Master’s Thesis

Nel: A Spoken Language Physics Tutor

My thesis consisted of designing and coding an Intelligent Tutoring System (ITS) that included a conversational speech interface and animated agent (“Nel”) to better emulate human interaction (that is, “Nel” spoke the problems to the students and they in turn spoke their answers). Nel was designed after working closely with Dr. Nels Madsen of Auburn University’s Physics Department (the inspiration and catalyst for the project). Ultimately the ITS attempted to provide an alternative means of gaining assistance with homework assignments when the professor or tutors were not available.

Database Design

Dr. Madsen explained that problems are often solved by conquering a series of smaller steps. Thus, in the database (and throughout the interface) each problem was broken down into individual steps then each step had a question, answer, and optional hint.

Diagram of Nel's Organization

High-level diagram of the database design.

Data Entry Form

The system was built to be subject independent (physics was just the primary area of Dr. Madsen and, thus, the initial focus). The system included a generic Web interface for the instructor to enter the problems and accompanying steps, following the database’s organization.

Problem Statement page

The textbook’s problem statement wording and any figures from the problem are entered in this first page.

Step Information including initial comments and hints

The solutions are broken into steps by the instructor and each step includes a description and question for the student to answer as well as optional hints for any anticipated points of confusion. The benefit of a Web interface is being able to easily add to, or modify, these steps whenever necessary.

Answers for the step previously entered

When students speak an answer to that step, it is checked against not only the correct response but optional anticipated incorrect answers entered by the instructor with accompanying explanations for further instruction.

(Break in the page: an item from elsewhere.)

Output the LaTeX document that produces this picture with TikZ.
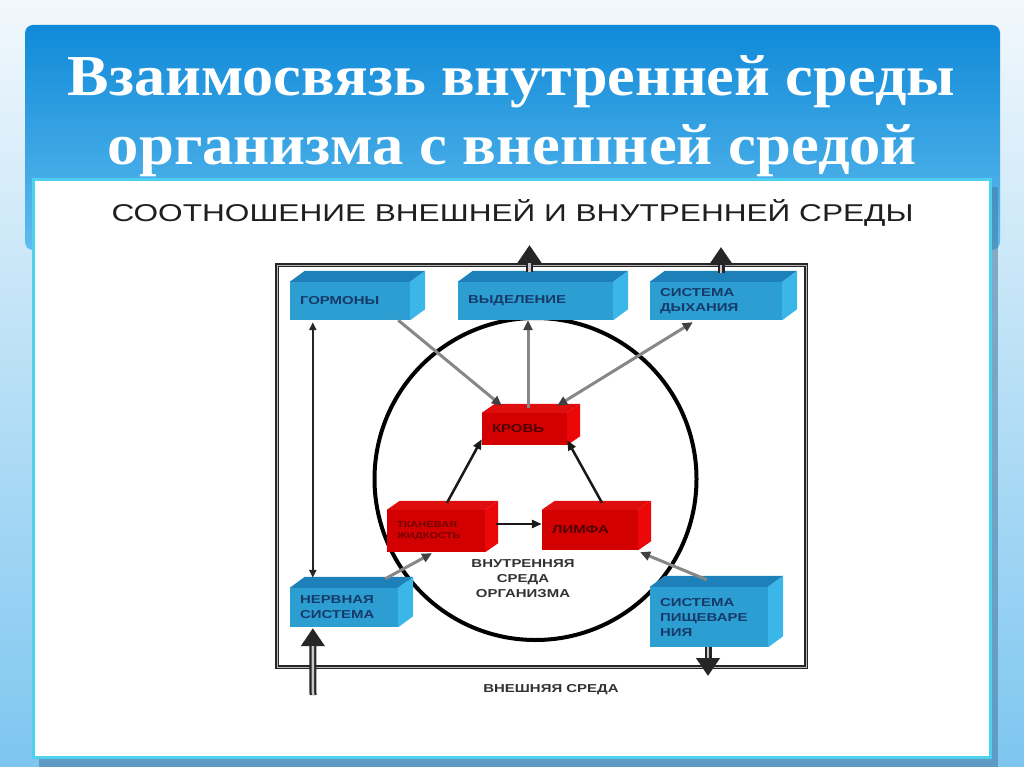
\documentclass[tikz,border=0pt]{standalone}
\usepackage{fontspec}
\usepackage{graphicx}
\setmainfont{Liberation Serif}
\newfontfamily\lsans{Liberation Sans}
\usetikzlibrary{arrows.meta,calc}
\definecolor{bgtop}{RGB}{242,248,252}
\definecolor{bgbot}{RGB}{125,198,240}
\definecolor{bantop}{RGB}{16,138,216}
\definecolor{banbot}{RGB}{95,188,238}
\definecolor{panelb}{RGB}{78,208,240}
\definecolor{pshadow}{RGB}{70,120,160}
\definecolor{bfront}{RGB}{44,158,210}
\definecolor{btop}{RGB}{30,128,185}
\definecolor{bside}{RGB}{58,182,232}
\definecolor{btext}{RGB}{22,58,105}
\definecolor{rfront}{RGB}{210,0,0}
\definecolor{rtop}{RGB}{222,14,14}
\definecolor{rside}{RGB}{236,8,8}
\definecolor{rtext}{RGB}{80,0,0}
\definecolor{garrow}{RGB}{135,135,135}
\definecolor{dtext}{RGB}{50,50,50}
\newcommand\sx[1]{\scalebox{1.3}[1]{#1}}
\newcommand\cuboid[8]{%
  \node[#3] (#1) at #2 {#8};
  \fill[#4] (#1.north west) -- ([xshift=#6pt,yshift=#7pt]#1.north west) -- ([xshift=#6pt,yshift=#7pt]#1.north east) -- (#1.north east) -- cycle;
  \fill[#5] (#1.north east) -- ([xshift=#6pt,yshift=#7pt]#1.north east) -- ([xshift=#6pt,yshift=#7pt]#1.south east) -- (#1.south east) -- cycle;}
\begin{document}
\begin{tikzpicture}[x=1pt,y=-1pt,
  bcube/.style={fill=bfront, text=btext, font=\lsans\bfseries\fontsize{11.5}{15}\selectfont, align=left, inner xsep=10pt, inner ysep=0pt},
  rcube/.style={fill=rfront, text=rtext, font=\lsans\bfseries\fontsize{11.5}{15}\selectfont, align=left, inner xsep=10pt, inner ysep=0pt},
  garr/.style={draw=garrow, line width=3pt, -{Triangle[length=10pt,width=9pt,color=black!75]}},
  garrboth/.style={draw=garrow, line width=3pt, {Triangle[length=10pt,width=9pt,color=black!75]}-{Triangle[length=10pt,width=9pt,color=black!75]}},
  barr/.style={draw=black!90, line width=2.5pt, -{Triangle[length=10pt,width=8pt]}},
  varr/.style={draw=black!85, line width=2pt, {Triangle[length=8pt,width=7pt]}-{Triangle[length=8pt,width=7pt]}},
  bigarr/.style={draw=black!85, line width=7pt, -{Triangle[length=18pt,width=23pt]}, postaction={draw=gray!45, line width=2.5pt, -, shorten >=18pt}},
  lbl/.style={text=dtext, font=\lsans\bfseries\fontsize{11.5}{15}\selectfont, align=center, inner sep=0pt},
  ttl/.style={anchor=base, inner sep=0pt, text=white, font=\bfseries\fontsize{58}{69}\selectfont}
]
\useasboundingbox (0,0) rectangle (1024,767);
% background
\shade[top color=bgtop, bottom color=bgbot] (0,0) rectangle (1024,767);
% title banner
\shade[top color=bantop, bottom color=banbot, rounded corners=8pt] (25,25) rectangle (1000,250);
\node[ttl] (title1) at (511.5,96) {\resizebox{887pt}{\height}{Взаимосвязь внутренней среды}};
\node[ttl] (title2) at (512.5,165) {\resizebox{809pt}{\height}{организма с внешней средой}};
% panel
\fill[pshadow, opacity=0.55] (39,187) rectangle (998,767);
\draw[panelb, line width=3pt, fill=white] (33,180) rectangle (990,757);
\node[anchor=base, inner sep=0pt, text=black!88, font=\lsans\fontsize{24.3}{29}\selectfont] (sub) at (512.5,222) {\sx{СООТНОШЕНИЕ ВНЕШНЕЙ И ВНУТРЕННЕЙ СРЕДЫ}};
% frame and circle
\draw[draw=black!85, line width=1.3pt, double=gray!55, double distance=1pt] (277,265) rectangle (806,667);
\draw[line width=4pt] (535.5,479) circle[radius=161];
% boxes
\cuboid{gorm}{(350,301)}{bcube, text width=100pt, minimum height=38pt}{btop}{bside}{15}{11}{\sx{ГОРМОНЫ}}
\cuboid{vyd}{(535.5,301)}{bcube, text width=135pt, minimum height=38pt}{btop}{bside}{15}{11}{\sx{ВЫДЕЛЕНИЕ}}
\cuboid{dyh}{(716,301)}{bcube, text width=112pt, minimum height=38pt}{btop}{bside}{15}{11}{\sx{СИСТЕМА}\\\sx{ДЫХАНИЯ}}
\cuboid{nerv}{(344,607.5)}{bcube, text width=88pt, minimum height=39pt}{btop}{bside}{15}{11}{\sx{НЕРВНАЯ}\\\sx{СИСТЕМА}}
\cuboid{pish}{(709,617)}{bcube, text width=98pt, minimum height=60pt}{btop}{bside}{15}{11}{\sx{СИСТЕМА}\\\sx{ПИЩЕВАРЕ}\\\sx{НИЯ}}
\cuboid{krov}{(524.5,429)}{rcube, text width=65pt, minimum height=32pt}{rtop}{rside}{13}{9}{\sx{КРОВЬ}}
\cuboid{limf}{(590,530)}{rcube, text width=76pt, minimum height=40pt}{rtop}{rside}{13}{9}{\sx{ЛИМФА}}
\cuboid{tkan}{(436,531)}{rcube, text=rtext!80!red, text width=78pt, minimum height=42pt, font=\lsans\bfseries\fontsize{8.5}{11}\selectfont}{rtop}{rside}{13}{9}{\sx{ТКАНЕВАЯ}\\\sx{ЖИДКОСТЬ}}
% labels
\node[lbl] (inner) at (523,579) {\sx{ВНУТРЕННЯЯ}\\\sx{СРЕДА}\\\sx{ОРГАНИЗМА}};
\node[lbl, anchor=base] (outer) at (551,692) {\sx{ВНЕШНЯЯ СРЕДА}};
% connectors
\draw[garr] ([xshift=-12pt]gorm.south east) -- ([xshift=20pt,yshift=7pt]krov.north west);
\draw[garr] ([xshift=3.5pt,yshift=5pt]krov.north) -- ([xshift=-7.5pt]vyd.south);
\draw[garrboth] ([xshift=-10pt,yshift=7pt]krov.north east) -- ([xshift=43pt,yshift=-2pt]dyh.south west);
\draw[barr] ([xshift=11pt,yshift=7pt]tkan.north) -- ([yshift=6pt]krov.south west);
\draw[barr] ([xshift=12pt,yshift=7pt]limf.north) -- ([yshift=5pt]krov.south east);
\draw[barr] ([xshift=11pt,yshift=7pt]tkan.east) -- ([yshift=6pt]limf.west);
\draw[garr] ([xshift=-13pt,yshift=9pt]nerv.north east) -- ([xshift=-4pt,yshift=-1pt]tkan.south);
\draw[garr] ([xshift=57pt,yshift=7pt]pish.north west) -- ([xshift=2pt,yshift=-2pt]limf.south east);
\draw[varr] ([xshift=23pt,yshift=-2pt]gorm.south west) -- ([xshift=23pt,yshift=10pt]nerv.north west);
\coordinate (inN) at (313,695);
\draw[bigarr] (inN) -- ([xshift=23pt,yshift=-1pt]nerv.south west);
\coordinate (outP) at (708,676);
\draw[bigarr] ([xshift=-1pt]pish.south) -- (outP);
\coordinate (outV) at (529.5,245);
\draw[bigarr] ([xshift=-6pt,yshift=10pt]vyd.north) -- (outV);
\coordinate (outD) at (721,247);
\draw[bigarr] ([xshift=5pt,yshift=9pt]dyh.north) -- (outD);
\end{tikzpicture}
\end{document}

Tutoring System User Interface

The system components included the following:

  • Haptek Player Agent – 3-D character created by Haptek, Inc.
  • AT&T Natural Voices – natural-sounding text-to-speech
  • Speech Application Language Tags – captured spoken input for Web interpretation
  • XML Grammars – format for the “speech grammars” — the application’s vocabulary
  • Web Languages – HTML, PHP, and JavaScript to bring it all together

Based on the system design of problems and sub-steps, the system can be looked at in 2 components: finding and retrieving the problem and traversing the steps.

Problem Retrieval

The words entered in the Problem Statement of the data entry interface are used to create the main speech grammar for recognizing the student. The words from this text are used to create a “bag of words” and the strategy of “closest match” (between what the system heard vs. the statements in the database) is used to recognize and retrieve the problem the student wants to work on.

Home Page

The home page contains 2 frames – one for introductory content (left pane) and one that contains the animated agent (right). Students press the button under the agent and speak the problem statement they want to work on (and have the system find).

Problem Retrieval

Once the closest match is found, the system displays the problem (and figure if applicable) and asks the student to confirm the problem try again. Notice that the agent turns towards the problem to further emphasize the instructions and emulate human behavior.

Step Traversal
Once the student confirms the problem, they simply repeat the same interaction of answering the questions from each step (as entered by the instructor). This process continues until they have reached the final step/answer for the problem.

Problem Retrieval

The system now contains 3 frames – the problem and agent frames that are consistent throughout and each step’s description and question in a third frame. The animated agent reads aloud each step as they appear. In the agent frame students can push to speak an answer or ask for a hint (if available).